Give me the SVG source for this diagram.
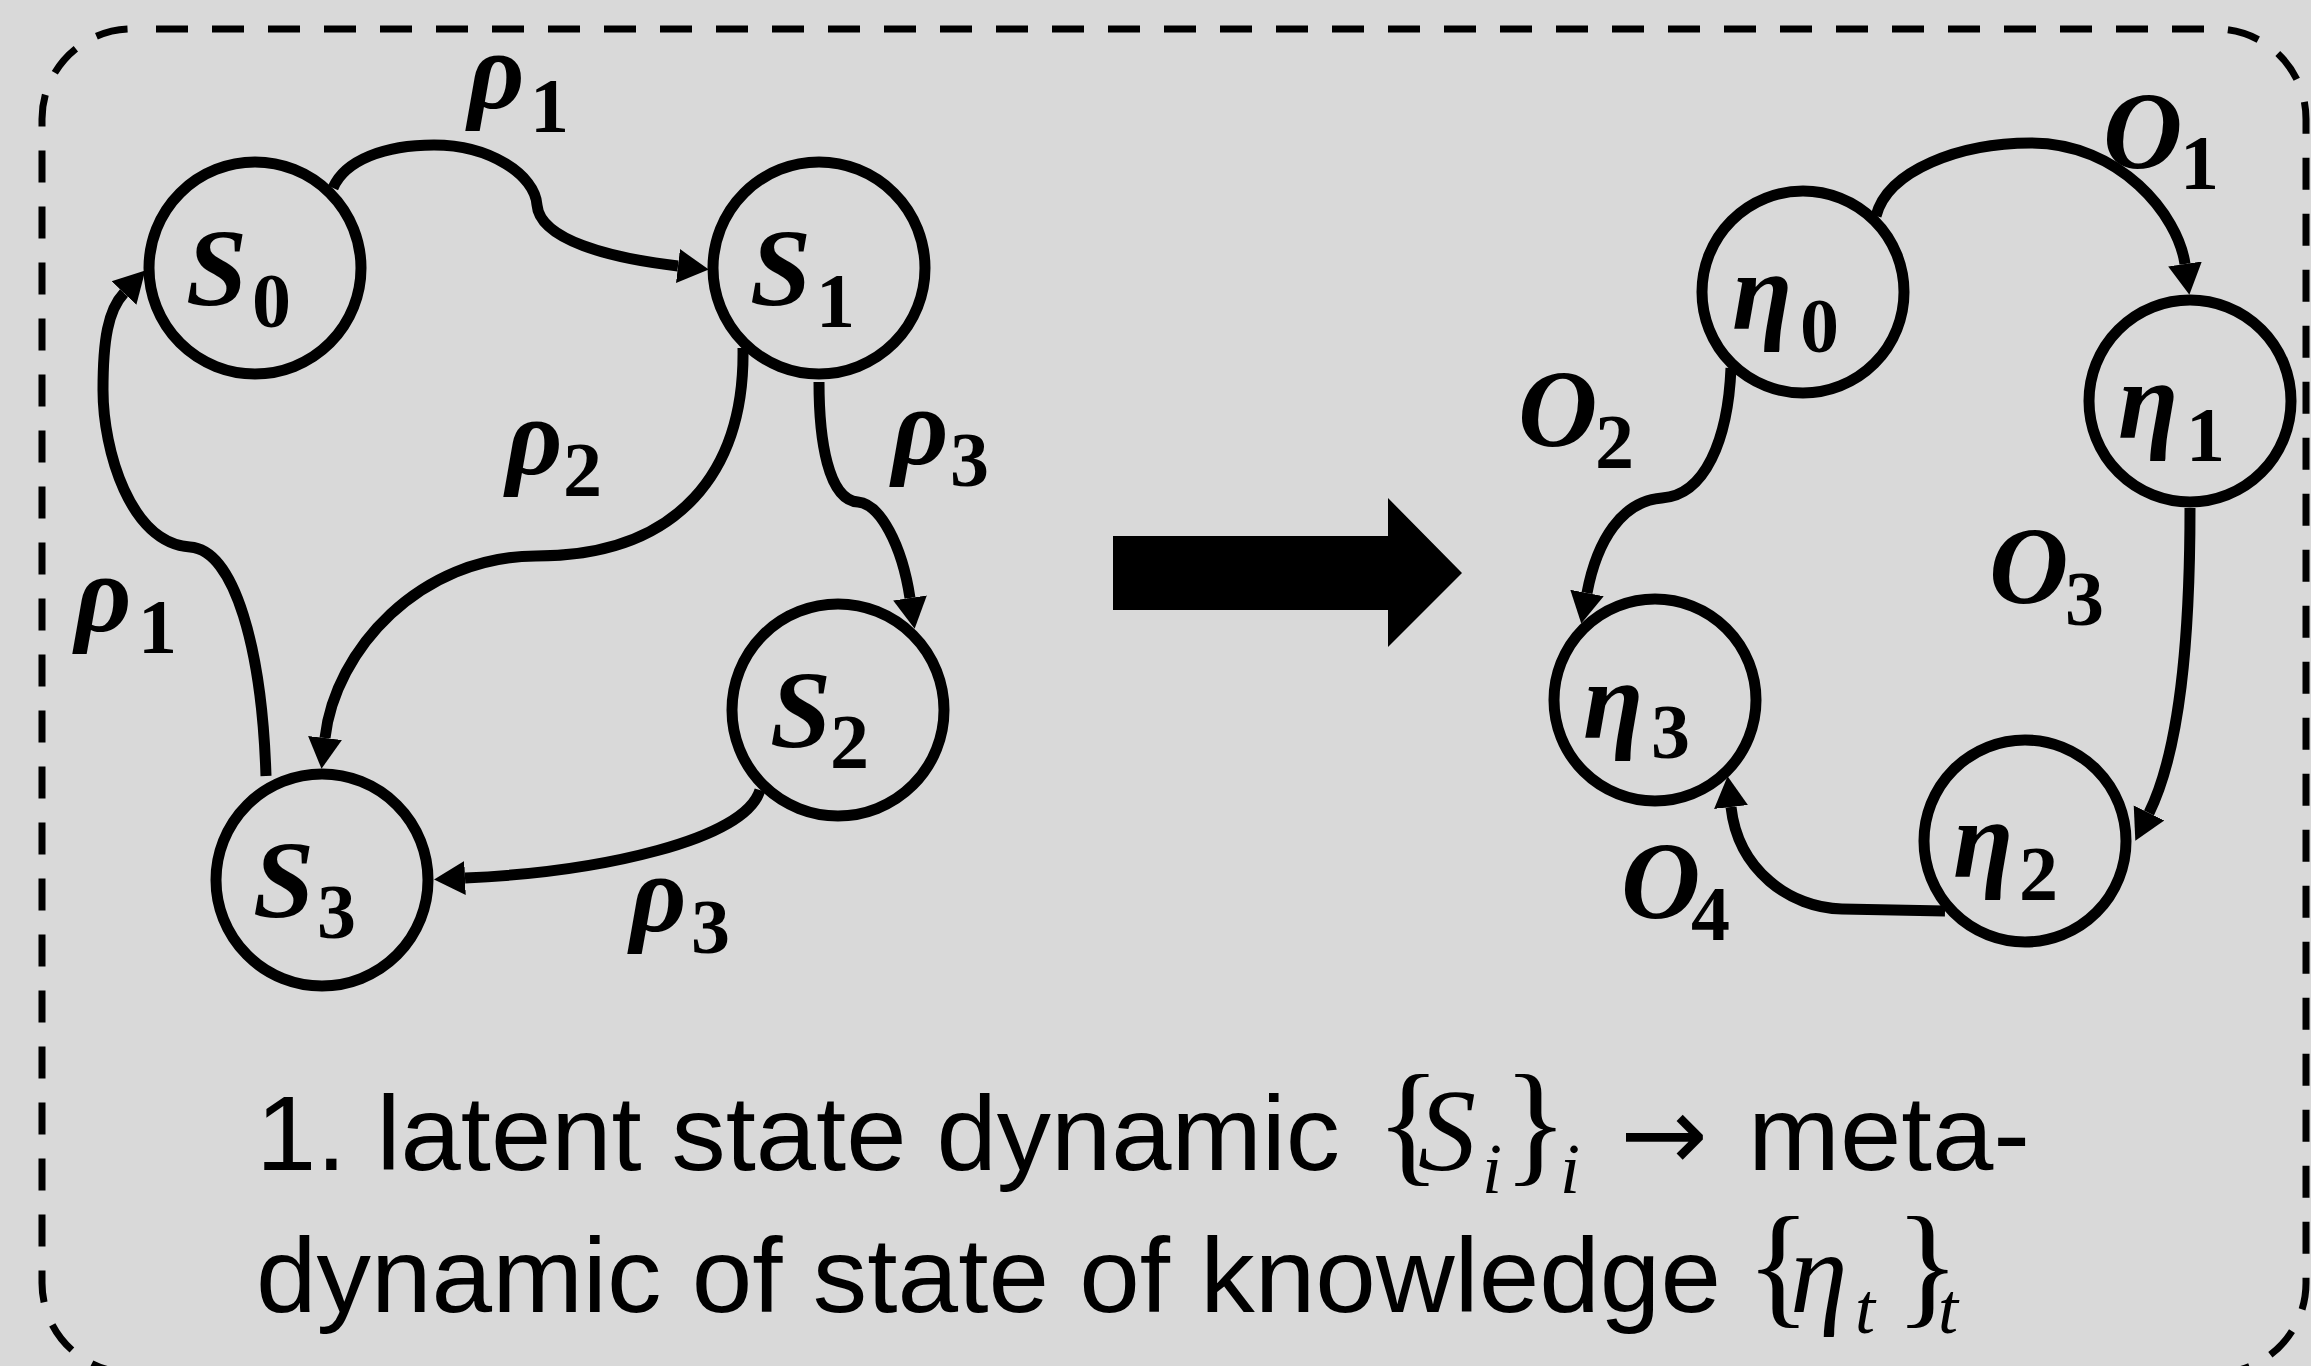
<svg xmlns="http://www.w3.org/2000/svg" width="2311" height="1366" viewBox="0 0 2311 1366">
<style>
.bg{fill:#d9d9d9}
.frame{fill:none;stroke:#000;stroke-width:7;stroke-dasharray:32 24;stroke-dashoffset:32}
.node{fill:none;stroke:#000;stroke-width:11}
.edge{fill:none;stroke:#000;stroke-width:11;marker-end:url(#ah)}
.lbl{font-family:"Liberation Serif","DejaVu Serif",serif;font-weight:bold;font-style:italic;font-size:110px;fill:#000}
.sub{font-family:"Liberation Serif","DejaVu Serif",serif;font-weight:bold;font-style:normal;font-size:78px;fill:#000}
.cap{font-family:"Liberation Sans","DejaVu Sans",sans-serif;font-size:105px;fill:#000}
.math{font-family:"Liberation Serif","DejaVu Serif",serif;font-size:112px;fill:#000}
.mi{font-style:italic;font-size:116px}
.msub{font-style:italic;font-size:72px}
.br{font-style:normal;font-size:135px}
</style>
<defs>
<marker id="ah" viewBox="0 -20 34 40" refX="0" refY="0" markerWidth="34" markerHeight="40" markerUnits="userSpaceOnUse" orient="auto">
<path d="M0,-17 L31,0 L0,17 Z" fill="#000"/>
</marker>
</defs>
<rect class="bg" x="0" y="0" width="2311" height="1366"/>
<g id="frame">
<rect class="frame" x="42" y="29" width="2264" height="1344" rx="90" ry="90"/>
</g>
<g id="connectors">
<path class="edge" d="M333 188 C345 160 385 145 434 145 C490 145 535 175 537 205 C540 240 610 258 678 266"/>
<path class="edge" d="M743 348 C745 470 680 556 536 556 C420 556 335 650 325 738"/>
<path class="edge" d="M819 382 C819 440 828 500 858 502 C880 504 902 545 910 598"/>
<path class="edge" d="M760 790 C745 840 600 872 465 878"/>
<path class="edge" d="M266 776 C262 650 235 550 190 547 C130 543 103 450 103 390 C103 340 108 310 124 293"/>
<path class="edge" d="M1876 216 C1888 170 1960 143 2031 143 C2120 143 2178 215 2185 264"/>
<path class="edge" d="M1731 368 C1728 440 1705 495 1662 498 C1622 501 1597 540 1587 593"/>
<path class="edge" d="M2190 508 C2190 640 2180 750 2149 813"/>
<path class="edge" d="M1945 911 L1842 909 C1790 908 1738 870 1731 807"/>
</g>
<g id="node-S0"><circle class="node" cx="255" cy="268" r="106"/><text class="lbl" x="186" y="305">S<tspan class="sub" x="252" y="327">0</tspan></text></g>
<g id="node-S1"><circle class="node" cx="819" cy="268" r="106"/><text class="lbl" x="750" y="305">S<tspan class="sub" x="816" y="327">1</tspan></text></g>
<g id="node-S2"><circle class="node" cx="838" cy="710" r="106"/><text class="lbl" x="770" y="747">S<tspan class="sub" x="830" y="768">2</tspan></text></g>
<g id="node-S3"><circle class="node" cx="322" cy="880" r="106"/><text class="lbl" x="253" y="917">S<tspan class="sub" x="317" y="938">3</tspan></text></g>
<g id="node-eta0"><circle class="node" cx="1803" cy="292" r="101"/><text class="lbl" x="1732" y="329">η<tspan class="sub" x="1800" y="352">0</tspan></text></g>
<g id="node-eta1"><circle class="node" cx="2190" cy="401" r="101"/><text class="lbl" x="2118" y="438">η<tspan class="sub" x="2186" y="461">1</tspan></text></g>
<g id="node-eta2"><circle class="node" cx="2025" cy="841" r="101"/><text class="lbl" x="1953" y="877">η<tspan class="sub" x="2019" y="900">2</tspan></text></g>
<g id="node-eta3"><circle class="node" cx="1655" cy="700" r="101"/><text class="lbl" x="1583" y="738">η<tspan class="sub" x="1651" y="758">3</tspan></text></g>
<g id="edge-labels">
<text class="lbl" x="468" y="108">ρ<tspan class="sub" x="530" y="132">1</tspan></text>
<text class="lbl" x="506" y="474">ρ<tspan class="sub" x="563" y="496">2</tspan></text>
<text class="lbl" x="892" y="464">ρ<tspan class="sub" x="950" y="486">3</tspan></text>
<text class="lbl" x="75" y="631">ρ<tspan class="sub" x="138" y="653">1</tspan></text>
<text class="lbl" x="630" y="931">ρ<tspan class="sub" x="691" y="953">3</tspan></text>
<text class="lbl" x="2103" y="168">O<tspan class="sub" x="2180" y="189">1</tspan></text>
<text class="lbl" x="1518" y="446">O<tspan class="sub" x="1595" y="468">2</tspan></text>
<text class="lbl" x="1989" y="603">O<tspan class="sub" x="2065" y="625">3</tspan></text>
<text class="lbl" x="1621" y="918">O<tspan class="sub" x="1691" y="940">4</tspan></text>
</g>
<g id="big-arrow">
<polygon points="1113,536 1388,536 1388,498 1462,573 1388,647 1388,610 1113,610" fill="#000"/>
</g>
<g id="caption">
<text class="cap" x="256" y="1170" textLength="1084" lengthAdjust="spacingAndGlyphs">1. latent state dynamic</text>
<text class="math"><tspan class="br" x="1376" y="1168">{</tspan><tspan class="mi" x="1418" y="1170">S</tspan><tspan class="msub" x="1482" y="1193">i</tspan><tspan class="br" x="1503" y="1168">}</tspan><tspan class="msub" x="1560" y="1193">i</tspan></text>
<text class="cap" x="1620" y="1170" style="font-family:'DejaVu Sans',sans-serif">→</text>
<text class="cap" x="1748" y="1170" textLength="282" lengthAdjust="spacingAndGlyphs">meta-</text>
<text class="cap" x="256" y="1312" textLength="1465" lengthAdjust="spacingAndGlyphs">dynamic of state of knowledge</text>
<text class="math"><tspan class="br" x="1746" y="1310">{</tspan><tspan class="mi" x="1790" y="1312">η</tspan><tspan class="msub" x="1855" y="1333">t</tspan><tspan class="br" x="1895" y="1310">}</tspan><tspan class="msub" x="1938" y="1333">t</tspan></text>
</g>
</svg>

###

§ Aim of the exercise
Transcribe the listing above verbatim. Omit the pictures.

§ Response
Give me the SVG source for this diagram.
<svg xmlns="http://www.w3.org/2000/svg" width="2311" height="1366" viewBox="0 0 2311 1366">
<style>
.bg{fill:#d9d9d9}
.frame{fill:none;stroke:#000;stroke-width:7;stroke-dasharray:32 24;stroke-dashoffset:32}
.node{fill:none;stroke:#000;stroke-width:11}
.edge{fill:none;stroke:#000;stroke-width:11;marker-end:url(#ah)}
.lbl{font-family:"Liberation Serif","DejaVu Serif",serif;font-weight:bold;font-style:italic;font-size:110px;fill:#000}
.sub{font-family:"Liberation Serif","DejaVu Serif",serif;font-weight:bold;font-style:normal;font-size:78px;fill:#000}
.cap{font-family:"Liberation Sans","DejaVu Sans",sans-serif;font-size:105px;fill:#000}
.math{font-family:"Liberation Serif","DejaVu Serif",serif;font-size:112px;fill:#000}
.mi{font-style:italic;font-size:116px}
.msub{font-style:italic;font-size:72px}
.br{font-style:normal;font-size:135px}
</style>
<defs>
<marker id="ah" viewBox="0 -20 34 40" refX="0" refY="0" markerWidth="34" markerHeight="40" markerUnits="userSpaceOnUse" orient="auto">
<path d="M0,-17 L31,0 L0,17 Z" fill="#000"/>
</marker>
</defs>
<rect class="bg" x="0" y="0" width="2311" height="1366"/>
<g id="frame">
<rect class="frame" x="42" y="29" width="2264" height="1344" rx="90" ry="90"/>
</g>
<g id="connectors">
<path class="edge" d="M333 188 C345 160 385 145 434 145 C490 145 535 175 537 205 C540 240 610 258 678 266"/>
<path class="edge" d="M743 348 C745 470 680 556 536 556 C420 556 335 650 325 738"/>
<path class="edge" d="M819 382 C819 440 828 500 858 502 C880 504 902 545 910 598"/>
<path class="edge" d="M760 790 C745 840 600 872 465 878"/>
<path class="edge" d="M266 776 C262 650 235 550 190 547 C130 543 103 450 103 390 C103 340 108 310 124 293"/>
<path class="edge" d="M1876 216 C1888 170 1960 143 2031 143 C2120 143 2178 215 2185 264"/>
<path class="edge" d="M1731 368 C1728 440 1705 495 1662 498 C1622 501 1597 540 1587 593"/>
<path class="edge" d="M2190 508 C2190 640 2180 750 2149 813"/>
<path class="edge" d="M1945 911 L1842 909 C1790 908 1738 870 1731 807"/>
</g>
<g id="node-S0"><circle class="node" cx="255" cy="268" r="106"/><text class="lbl" x="186" y="305">S<tspan class="sub" x="252" y="327">0</tspan></text></g>
<g id="node-S1"><circle class="node" cx="819" cy="268" r="106"/><text class="lbl" x="750" y="305">S<tspan class="sub" x="816" y="327">1</tspan></text></g>
<g id="node-S2"><circle class="node" cx="838" cy="710" r="106"/><text class="lbl" x="770" y="747">S<tspan class="sub" x="830" y="768">2</tspan></text></g>
<g id="node-S3"><circle class="node" cx="322" cy="880" r="106"/><text class="lbl" x="253" y="917">S<tspan class="sub" x="317" y="938">3</tspan></text></g>
<g id="node-eta0"><circle class="node" cx="1803" cy="292" r="101"/><text class="lbl" x="1732" y="329">η<tspan class="sub" x="1800" y="352">0</tspan></text></g>
<g id="node-eta1"><circle class="node" cx="2190" cy="401" r="101"/><text class="lbl" x="2118" y="438">η<tspan class="sub" x="2186" y="461">1</tspan></text></g>
<g id="node-eta2"><circle class="node" cx="2025" cy="841" r="101"/><text class="lbl" x="1953" y="877">η<tspan class="sub" x="2019" y="900">2</tspan></text></g>
<g id="node-eta3"><circle class="node" cx="1655" cy="700" r="101"/><text class="lbl" x="1583" y="738">η<tspan class="sub" x="1651" y="758">3</tspan></text></g>
<g id="edge-labels">
<text class="lbl" x="468" y="108">ρ<tspan class="sub" x="530" y="132">1</tspan></text>
<text class="lbl" x="506" y="474">ρ<tspan class="sub" x="563" y="496">2</tspan></text>
<text class="lbl" x="892" y="464">ρ<tspan class="sub" x="950" y="486">3</tspan></text>
<text class="lbl" x="75" y="631">ρ<tspan class="sub" x="138" y="653">1</tspan></text>
<text class="lbl" x="630" y="931">ρ<tspan class="sub" x="691" y="953">3</tspan></text>
<text class="lbl" x="2103" y="168">O<tspan class="sub" x="2180" y="189">1</tspan></text>
<text class="lbl" x="1518" y="446">O<tspan class="sub" x="1595" y="468">2</tspan></text>
<text class="lbl" x="1989" y="603">O<tspan class="sub" x="2065" y="625">3</tspan></text>
<text class="lbl" x="1621" y="918">O<tspan class="sub" x="1691" y="940">4</tspan></text>
</g>
<g id="big-arrow">
<polygon points="1113,536 1388,536 1388,498 1462,573 1388,647 1388,610 1113,610" fill="#000"/>
</g>
<g id="caption">
<text class="cap" x="256" y="1170" textLength="1084" lengthAdjust="spacingAndGlyphs">1. latent state dynamic</text>
<text class="math"><tspan class="br" x="1376" y="1168">{</tspan><tspan class="mi" x="1418" y="1170">S</tspan><tspan class="msub" x="1482" y="1193">i</tspan><tspan class="br" x="1503" y="1168">}</tspan><tspan class="msub" x="1560" y="1193">i</tspan></text>
<text class="cap" x="1620" y="1170" style="font-family:'DejaVu Sans',sans-serif">→</text>
<text class="cap" x="1748" y="1170" textLength="282" lengthAdjust="spacingAndGlyphs">meta-</text>
<text class="cap" x="256" y="1312" textLength="1465" lengthAdjust="spacingAndGlyphs">dynamic of state of knowledge</text>
<text class="math"><tspan class="br" x="1746" y="1310">{</tspan><tspan class="mi" x="1790" y="1312">η</tspan><tspan class="msub" x="1855" y="1333">t</tspan><tspan class="br" x="1895" y="1310">}</tspan><tspan class="msub" x="1938" y="1333">t</tspan></text>
</g>
</svg>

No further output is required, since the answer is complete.